Anne: “So you’re trying to blame Billy for this?”

Brian: “I’m not blaming anybody. But I do have to mention that Billy is two months older than me. He’s got more coordination. If he had just gotten his ass out of the way we wouldn’t be having this delightful conversation in an office that reeks of desperation and regret and patchouli.”

Anne: “You know, Brian, it seems that you have a lot of pent-up anger in you that needs to be released.”

Brian: “What was your first clue? My birth?”

Anne: “Let’s not point fingers. Instead, let’s think about resolutions. Now, you may not have much confidence in spiritualists who channel the future-”

Brian: “None whatsoever.”

Anne: “-but one of the ladies at my Tupperware meetings has prophesied that there will come a day when people who wouldn’t otherwise be published will have an opportunity to share their musings with the entire world, through new contraptions known as ‘the Internet’ and ‘blogs’  and something called ‘social media’ or some such.”

Brian, heart racing: “Go on.”

Anne:  “So, if I were to look the other way concerning the Peckerwood Paradox, can you promise me to hold in all your angst and dissatisfaction and try to live a respectable life until that moment when anyone with a keyboard suddenly has a voice in the digital ether?”

Brian: “I solemnly swear. But I can’t promise what will happen after that point.”

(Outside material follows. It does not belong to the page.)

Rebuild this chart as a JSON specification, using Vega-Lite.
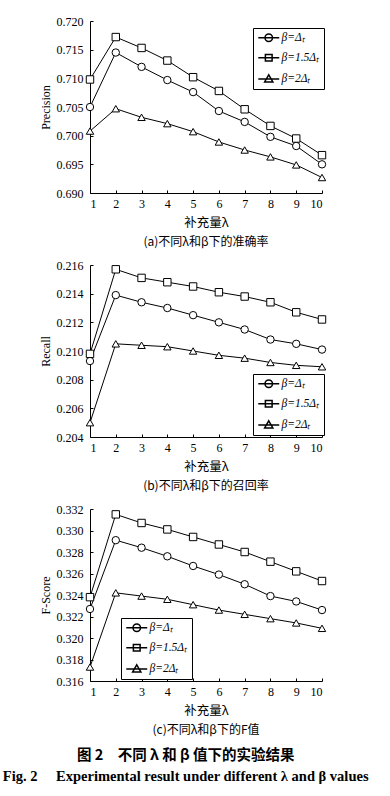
{
  "$schema": "https://vega.github.io/schema/vega-lite/v6.json",
  "background": "white",
  "padding": {"left": 2, "top": 15, "right": 2, "bottom": 5},
  "spacing": 11,
  "datasets": {
    "precision": [
      {"lambda": 1, "beta": "β=Δₜ", "value": 0.7050}, {"lambda": 2, "beta": "β=Δₜ", "value": 0.7145}, {"lambda": 3, "beta": "β=Δₜ", "value": 0.7120}, {"lambda": 4, "beta": "β=Δₜ", "value": 0.7097}, {"lambda": 5, "beta": "β=Δₜ", "value": 0.7076}, {"lambda": 6, "beta": "β=Δₜ", "value": 0.7043}, {"lambda": 7, "beta": "β=Δₜ", "value": 0.7024}, {"lambda": 8, "beta": "β=Δₜ", "value": 0.6998}, {"lambda": 9, "beta": "β=Δₜ", "value": 0.6982}, {"lambda": 10, "beta": "β=Δₜ", "value": 0.6950},
      {"lambda": 1, "beta": "β=1.5Δₜ", "value": 0.7098}, {"lambda": 2, "beta": "β=1.5Δₜ", "value": 0.7172}, {"lambda": 3, "beta": "β=1.5Δₜ", "value": 0.7153}, {"lambda": 4, "beta": "β=1.5Δₜ", "value": 0.7131}, {"lambda": 5, "beta": "β=1.5Δₜ", "value": 0.7102}, {"lambda": 6, "beta": "β=1.5Δₜ", "value": 0.7078}, {"lambda": 7, "beta": "β=1.5Δₜ", "value": 0.7046}, {"lambda": 8, "beta": "β=1.5Δₜ", "value": 0.7017}, {"lambda": 9, "beta": "β=1.5Δₜ", "value": 0.6995}, {"lambda": 10, "beta": "β=1.5Δₜ", "value": 0.6966},
      {"lambda": 1, "beta": "β=2Δₜ", "value": 0.7008}, {"lambda": 2, "beta": "β=2Δₜ", "value": 0.7047}, {"lambda": 3, "beta": "β=2Δₜ", "value": 0.7032}, {"lambda": 4, "beta": "β=2Δₜ", "value": 0.7021}, {"lambda": 5, "beta": "β=2Δₜ", "value": 0.7007}, {"lambda": 6, "beta": "β=2Δₜ", "value": 0.6989}, {"lambda": 7, "beta": "β=2Δₜ", "value": 0.6975}, {"lambda": 8, "beta": "β=2Δₜ", "value": 0.6963}, {"lambda": 9, "beta": "β=2Δₜ", "value": 0.6949}, {"lambda": 10, "beta": "β=2Δₜ", "value": 0.6927}
    ],
    "recall": [
      {"lambda": 1, "beta": "β=Δₜ", "value": 0.2093}, {"lambda": 2, "beta": "β=Δₜ", "value": 0.2139}, {"lambda": 3, "beta": "β=Δₜ", "value": 0.2134}, {"lambda": 4, "beta": "β=Δₜ", "value": 0.2130}, {"lambda": 5, "beta": "β=Δₜ", "value": 0.2125}, {"lambda": 6, "beta": "β=Δₜ", "value": 0.2120}, {"lambda": 7, "beta": "β=Δₜ", "value": 0.2115}, {"lambda": 8, "beta": "β=Δₜ", "value": 0.2108}, {"lambda": 9, "beta": "β=Δₜ", "value": 0.2105}, {"lambda": 10, "beta": "β=Δₜ", "value": 0.2101},
      {"lambda": 1, "beta": "β=1.5Δₜ", "value": 0.2098}, {"lambda": 2, "beta": "β=1.5Δₜ", "value": 0.2157}, {"lambda": 3, "beta": "β=1.5Δₜ", "value": 0.2151}, {"lambda": 4, "beta": "β=1.5Δₜ", "value": 0.2148}, {"lambda": 5, "beta": "β=1.5Δₜ", "value": 0.2145}, {"lambda": 6, "beta": "β=1.5Δₜ", "value": 0.2141}, {"lambda": 7, "beta": "β=1.5Δₜ", "value": 0.2138}, {"lambda": 8, "beta": "β=1.5Δₜ", "value": 0.2134}, {"lambda": 9, "beta": "β=1.5Δₜ", "value": 0.2127}, {"lambda": 10, "beta": "β=1.5Δₜ", "value": 0.2122},
      {"lambda": 1, "beta": "β=2Δₜ", "value": 0.2050}, {"lambda": 2, "beta": "β=2Δₜ", "value": 0.2105}, {"lambda": 3, "beta": "β=2Δₜ", "value": 0.2104}, {"lambda": 4, "beta": "β=2Δₜ", "value": 0.2103}, {"lambda": 5, "beta": "β=2Δₜ", "value": 0.2100}, {"lambda": 6, "beta": "β=2Δₜ", "value": 0.2097}, {"lambda": 7, "beta": "β=2Δₜ", "value": 0.2095}, {"lambda": 8, "beta": "β=2Δₜ", "value": 0.2092}, {"lambda": 9, "beta": "β=2Δₜ", "value": 0.2090}, {"lambda": 10, "beta": "β=2Δₜ", "value": 0.2089}
    ],
    "fscore": [
      {"lambda": 1, "beta": "β=Δₜ", "value": 0.3227}, {"lambda": 2, "beta": "β=Δₜ", "value": 0.3291}, {"lambda": 3, "beta": "β=Δₜ", "value": 0.3284}, {"lambda": 4, "beta": "β=Δₜ", "value": 0.3276}, {"lambda": 5, "beta": "β=Δₜ", "value": 0.3267}, {"lambda": 6, "beta": "β=Δₜ", "value": 0.3259}, {"lambda": 7, "beta": "β=Δₜ", "value": 0.3250}, {"lambda": 8, "beta": "β=Δₜ", "value": 0.3239}, {"lambda": 9, "beta": "β=Δₜ", "value": 0.3234}, {"lambda": 10, "beta": "β=Δₜ", "value": 0.3226},
      {"lambda": 1, "beta": "β=1.5Δₜ", "value": 0.3238}, {"lambda": 2, "beta": "β=1.5Δₜ", "value": 0.3315}, {"lambda": 3, "beta": "β=1.5Δₜ", "value": 0.3307}, {"lambda": 4, "beta": "β=1.5Δₜ", "value": 0.3301}, {"lambda": 5, "beta": "β=1.5Δₜ", "value": 0.3294}, {"lambda": 6, "beta": "β=1.5Δₜ", "value": 0.3287}, {"lambda": 7, "beta": "β=1.5Δₜ", "value": 0.3280}, {"lambda": 8, "beta": "β=1.5Δₜ", "value": 0.3271}, {"lambda": 9, "beta": "β=1.5Δₜ", "value": 0.3262}, {"lambda": 10, "beta": "β=1.5Δₜ", "value": 0.3253},
      {"lambda": 1, "beta": "β=2Δₜ", "value": 0.3173}, {"lambda": 2, "beta": "β=2Δₜ", "value": 0.3242}, {"lambda": 3, "beta": "β=2Δₜ", "value": 0.3239}, {"lambda": 4, "beta": "β=2Δₜ", "value": 0.3236}, {"lambda": 5, "beta": "β=2Δₜ", "value": 0.3231}, {"lambda": 6, "beta": "β=2Δₜ", "value": 0.3226}, {"lambda": 7, "beta": "β=2Δₜ", "value": 0.3222}, {"lambda": 8, "beta": "β=2Δₜ", "value": 0.3218}, {"lambda": 9, "beta": "β=2Δₜ", "value": 0.3214}, {"lambda": 10, "beta": "β=2Δₜ", "value": 0.3209}
    ]
  },
  "title": {
    "text": "图 2　不同 λ 和 β 值下的实验结果",
    "subtitle": "Fig. 2　 Experimental result under different λ and β values",
    "orient": "bottom",
    "anchor": "middle",
    "font": "Noto Sans CJK SC",
    "fontSize": 14.5,
    "fontWeight": "bold",
    "color": "black",
    "subtitleFont": "Liberation Serif",
    "subtitleFontSize": 14.5,
    "subtitleFontWeight": "bold",
    "subtitleColor": "black",
    "subtitlePadding": 7,
    "offset": 13
  },
  "vconcat": [
    {
      "data": {"name": "precision"},
      "width": 232,
      "height": 172,
      "title": {"text": "(a)不同λ和β下的准确率"},
      "encoding": {
        "x": {"field": "lambda", "type": "quantitative", "scale": {"domain": [1, 10]}, "axis": {"values": [1,2,3,4,5,6,7,8,9,10], "format": "d", "title": "补充量λ"}},
        "y": {"field": "value", "type": "quantitative", "scale": {"domain": [0.690, 0.720], "zero": false}, "axis": {"values": [0.690, 0.695, 0.700, 0.705, 0.710, 0.715, 0.720], "format": ".3f", "title": "Precision"}}
      },
      "layer": [
        {"mark": {"type": "line", "color": "black", "strokeWidth": 1}, "encoding": {"detail": {"field": "beta"}}},
        {"mark": {"type": "point", "color": "black", "fill": "white", "filled": true, "fillOpacity": 1, "stroke": "black", "strokeWidth": 1, "opacity": 1, "size": 55},
         "encoding": {"shape": {"field": "beta", "type": "nominal", "scale": {"domain": ["β=Δₜ", "β=1.5Δₜ", "β=2Δₜ"], "range": ["circle", "square", "triangle-up"]}, "legend": null}}},
        {"mark": {"type": "point", "color": "black", "filled": false, "stroke": "black", "strokeWidth": 1, "opacity": 0, "size": 55},
         "encoding": {"shape": {"field": "beta", "type": "nominal", "scale": {"domain": ["β=Δₜ", "β=1.5Δₜ", "β=2Δₜ"], "range": ["M-2.8,0H2.8M1,0A1,1,0,1,1,-1,0A1,1,0,1,1,1,0", "M-2.8,0H2.8M-0.9,-0.9H0.9V0.9H-0.9Z", "M-2.8,0.1H2.8M0,-1.05L1.1,0.85H-1.1Z"]},
           "legend": {"title": null, "orient": "none", "legendX": 163, "legendY": 7, "strokeColor": "black", "fillColor": "white", "padding": 4, "labelFont": "Liberation Serif", "labelFontSize": 11.5, "labelFontStyle": "italic", "labelColor": "black", "rowPadding": 6, "symbolSize": 56, "symbolOffset": 6, "labelOffset": 7, "symbolOpacity": 1}}}}
      ],
      "resolve": {"scale": {"shape": "independent"}, "legend": {"shape": "independent"}}
    },
    {
      "data": {"name": "recall"},
      "width": 232,
      "height": 172,
      "title": {"text": "(b)不同λ和β下的召回率"},
      "encoding": {
        "x": {"field": "lambda", "type": "quantitative", "scale": {"domain": [1, 10]}, "axis": {"values": [1,2,3,4,5,6,7,8,9,10], "format": "d", "title": "补充量λ"}},
        "y": {"field": "value", "type": "quantitative", "scale": {"domain": [0.204, 0.216], "zero": false}, "axis": {"values": [0.204, 0.206, 0.208, 0.210, 0.212, 0.214, 0.216], "format": ".3f", "title": "Recall"}}
      },
      "layer": [
        {"mark": {"type": "line", "color": "black", "strokeWidth": 1}, "encoding": {"detail": {"field": "beta"}}},
        {"mark": {"type": "point", "color": "black", "fill": "white", "filled": true, "fillOpacity": 1, "stroke": "black", "strokeWidth": 1, "opacity": 1, "size": 55},
         "encoding": {"shape": {"field": "beta", "type": "nominal", "scale": {"domain": ["β=Δₜ", "β=1.5Δₜ", "β=2Δₜ"], "range": ["circle", "square", "triangle-up"]}, "legend": null}}},
        {"mark": {"type": "point", "color": "black", "filled": false, "stroke": "black", "strokeWidth": 1, "opacity": 0, "size": 55},
         "encoding": {"shape": {"field": "beta", "type": "nominal", "scale": {"domain": ["β=Δₜ", "β=1.5Δₜ", "β=2Δₜ"], "range": ["M-2.8,0H2.8M1,0A1,1,0,1,1,-1,0A1,1,0,1,1,1,0", "M-2.8,0H2.8M-0.9,-0.9H0.9V0.9H-0.9Z", "M-2.8,0.1H2.8M0,-1.05L1.1,0.85H-1.1Z"]},
           "legend": {"title": null, "orient": "none", "legendX": 163, "legendY": 109, "strokeColor": "black", "fillColor": "white", "padding": 4, "labelFont": "Liberation Serif", "labelFontSize": 11.5, "labelFontStyle": "italic", "labelColor": "black", "rowPadding": 6, "symbolSize": 56, "symbolOffset": 6, "labelOffset": 7, "symbolOpacity": 1}}}}
      ],
      "resolve": {"scale": {"shape": "independent"}, "legend": {"shape": "independent"}}
    },
    {
      "data": {"name": "fscore"},
      "width": 232,
      "height": 172,
      "title": {"text": "(c)不同λ和β下的F值"},
      "encoding": {
        "x": {"field": "lambda", "type": "quantitative", "scale": {"domain": [1, 10]}, "axis": {"values": [1,2,3,4,5,6,7,8,9,10], "format": "d", "title": "补充量λ"}},
        "y": {"field": "value", "type": "quantitative", "scale": {"domain": [0.316, 0.332], "zero": false}, "axis": {"values": [0.316, 0.318, 0.320, 0.322, 0.324, 0.326, 0.328, 0.330, 0.332], "format": ".3f", "title": "F-Score"}}
      },
      "layer": [
        {"mark": {"type": "line", "color": "black", "strokeWidth": 1}, "encoding": {"detail": {"field": "beta"}}},
        {"mark": {"type": "point", "color": "black", "fill": "white", "filled": true, "fillOpacity": 1, "stroke": "black", "strokeWidth": 1, "opacity": 1, "size": 55},
         "encoding": {"shape": {"field": "beta", "type": "nominal", "scale": {"domain": ["β=Δₜ", "β=1.5Δₜ", "β=2Δₜ"], "range": ["circle", "square", "triangle-up"]}, "legend": null}}},
        {"mark": {"type": "point", "color": "black", "filled": false, "stroke": "black", "strokeWidth": 1, "opacity": 0, "size": 55},
         "encoding": {"shape": {"field": "beta", "type": "nominal", "scale": {"domain": ["β=Δₜ", "β=1.5Δₜ", "β=2Δₜ"], "range": ["M-2.8,0H2.8M1,0A1,1,0,1,1,-1,0A1,1,0,1,1,1,0", "M-2.8,0H2.8M-0.9,-0.9H0.9V0.9H-0.9Z", "M-2.8,0.1H2.8M0,-1.05L1.1,0.85H-1.1Z"]},
           "legend": {"title": null, "orient": "none", "legendX": 31, "legendY": 109, "strokeColor": "black", "fillColor": "white", "padding": 4, "labelFont": "Liberation Serif", "labelFontSize": 11.5, "labelFontStyle": "italic", "labelColor": "black", "rowPadding": 6, "symbolSize": 56, "symbolOffset": 6, "labelOffset": 7, "symbolOpacity": 1}}}}
      ],
      "resolve": {"scale": {"shape": "independent"}, "legend": {"shape": "independent"}}
    }
  ],
  "resolve": {"scale": {"shape": "independent"}, "legend": {"shape": "independent"}},
  "config": {
    "view": {"stroke": null},
    "axis": {
      "grid": false,
      "domainColor": "black",
      "domainWidth": 1,
      "tickColor": "black",
      "tickSize": -3,
      "tickWidth": 1,
      "labelFont": "Liberation Serif",
      "labelFontSize": 12,
      "labelColor": "black",
      "labelPadding": 10,
      "titleFont": "Liberation Serif",
      "titleFontSize": 12,
      "titleFontWeight": "normal",
      "titleColor": "black"
    },
    "axisX": {"labelPadding": 8, "titleFont": "Noto Sans CJK SC", "titleFontSize": 12.5, "titlePadding": 7},
    "axisY": {"titlePadding": 4},
    "title": {"orient": "bottom", "font": "Noto Sans CJK SC", "fontSize": 12, "fontWeight": "normal", "color": "black", "offset": 8, "anchor": "middle"}
  }
}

Anne: “I won’t care. I’ll be gone by then, eating at the Hashtag Café and knowing the all the answers and finally relaxing after a lifetime of wondering why people can’t just do the right thing. Maybe I’ll leave a comment at Bonnywood Manor.”

Brian: “Bonnywood Manor? What the hell?”

Anne: “It’s not just the Tupperware ladies who can see the future. Now, go get somebody to clean that goo off your jumper.”

 

 

P.S. Yes, that’s really me in the pic, circa 1965.